Zille based her last general election campaign on the message that the ANC betrayed Mandela’s legacy. But how real is that inheritance? The central figure in ANC legend is Mandela, who reinvigorated the party in the 1940s and eventually led it to power in 1994. But as Mandela recounts in his autobiography, his transformation from rebel leader to global icon was, in part, a piece of imagemaking by the ANC. In 1980, after nearly four decades of fighting a regime that had not moved an inch, the party tried a new publicity strategy: personalizing its campaign with the slogan “Free Nelson Mandela.” It was wildly effective. The slogan found its way onto T-shirts and posters around the world, even into a pop song. But as it tends to, such mythmaking also distorted reality, not least in regard to Mandela’s failing marriage to Winnie. “She married a man who soon left her, that man became a myth, and then that myth returned home and proved to be just a man after all,” Mandela wrote in Long Walk to Freedom.
His remarkable ability to emerge from prison with forgiveness for his persecutors was a genuine wonder that averted a looming race war — and, for many, validated his myth. But if his reputation was merely enhanced, his party’s was whitewashed. At the time that the ANC was becoming an international cause clbre, a 1984 internal party inquiry — the Stuart Commission — found that the ANC’s training camps in Angola were “autocratic,” “corrupt” and sadistic, run through a mix of torture, rape and execution. “There was a lot of corruption, a lot of thuggery,” says Forde of the party’s years in exile, pointing also to alliances with African leaders such as Zimbabwe’s Robert Mugabe and Libya’s Muammar Gaddafi. “You see that coming to the fore again.”
In Bloemfontein, corruption and mythmaking have combined for the ANC’s birthday party. When I eventually find Maphikela House — a grand red-brick place with two stories and a porch — the old lady who lives there directs me instead to a second building in another rundown neighborhood closer to town. In 1992, Mandela celebrated the ANC’s 80th anniversary at Maphikela House. But in 2002, National Museum historian Hannes Haasbroek discovered that the house was built in 1926, 14 years after the ANC was formed, and the party’s true birthplace was a former Wesleyan church hall a few miles away, since converted into an auto-body-repair shop. Unperturbed by this uprooting and relocating of its nativity fable, the ANC city authority promptly bought the bare-brick, wood-frame, tin-roof building and began fixing it up — at a total taxpayer cost of $4 million. Bloemfontein DA leader Roy Jankielsohn accuses the party of an “abuse of state resources.” ANC spokesman Khoza denies corruption and insists the party is paying the bulk of the centenary costs. But he sees nothing wrong with using state money to preserve the party’s history. “The ANC should be treated as part of our collective heritage as a nation,” he says.

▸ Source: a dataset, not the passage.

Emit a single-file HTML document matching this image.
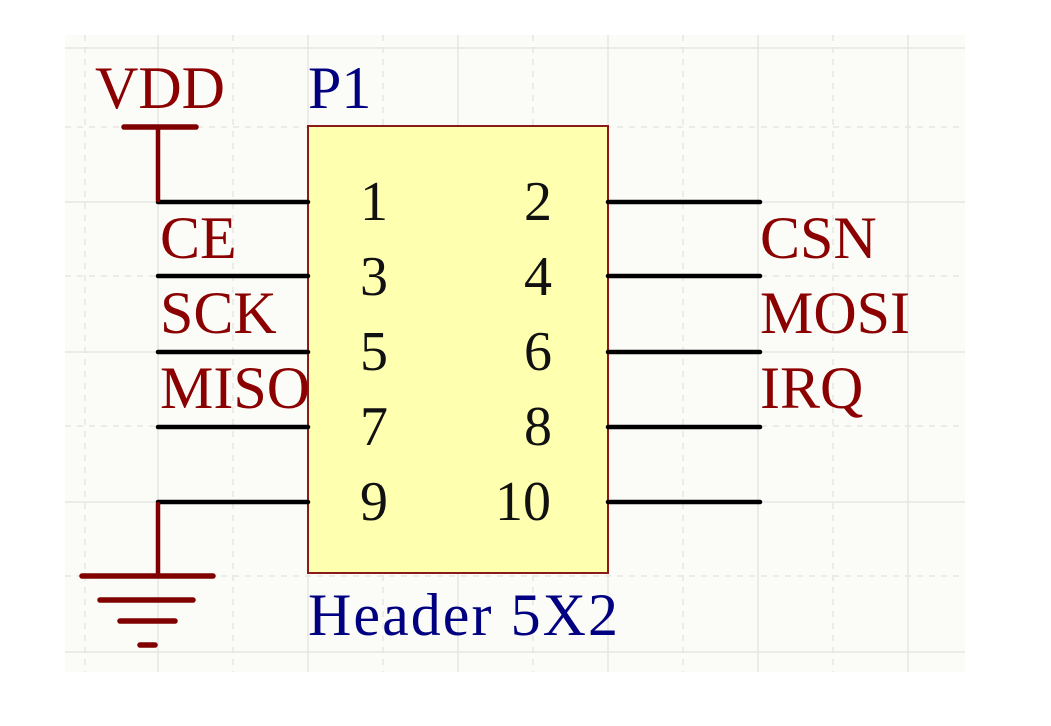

As the Arab Spring showed, ruling parties that fail to distinguish their interests from those of the nation may also not spot their approaching fall. And the signs of the ANC’s decline are there. The party is fragmented. Its support peaked at 69% at elections in 2004 and fell to 61% at local elections in 2011. And in December it lost three previously safe seats in local by-elections. Meanwhile, the DA is growing. Its support rose from 1.7% in a general election in 1996 to 16.7% in 2009, when it also took Western Cape province, and to 23.8% in 2011. Zille says her ambition is to take two more provinces in the next general election in 2014 and the government in 2019. Like any other politician, she wants power. But she insists that removing the ANC is essential if South Africa is to finally enjoy genuine democracy. “Loyalty is a great trait, but if you are to hold political leaders to account, you can’t be loyal to a political party,” she says.
In a previous life, Zille was an antiapartheid journalist. Her ultimate goal, she says, is to make good on Tutu’s vision of a Technicolor nation. But in South Africa’s black-and-white present, Zille is only too aware that she has a “melanin deficit.” Hence moves by the DA to recruit to its leadership a black-struggle legend of its own: Mamphela Ramphele, a former World Bank managing director and long-standing ANC critic. If the name is unfamiliar, that’s because Ramphele never married her partner: Steve Biko.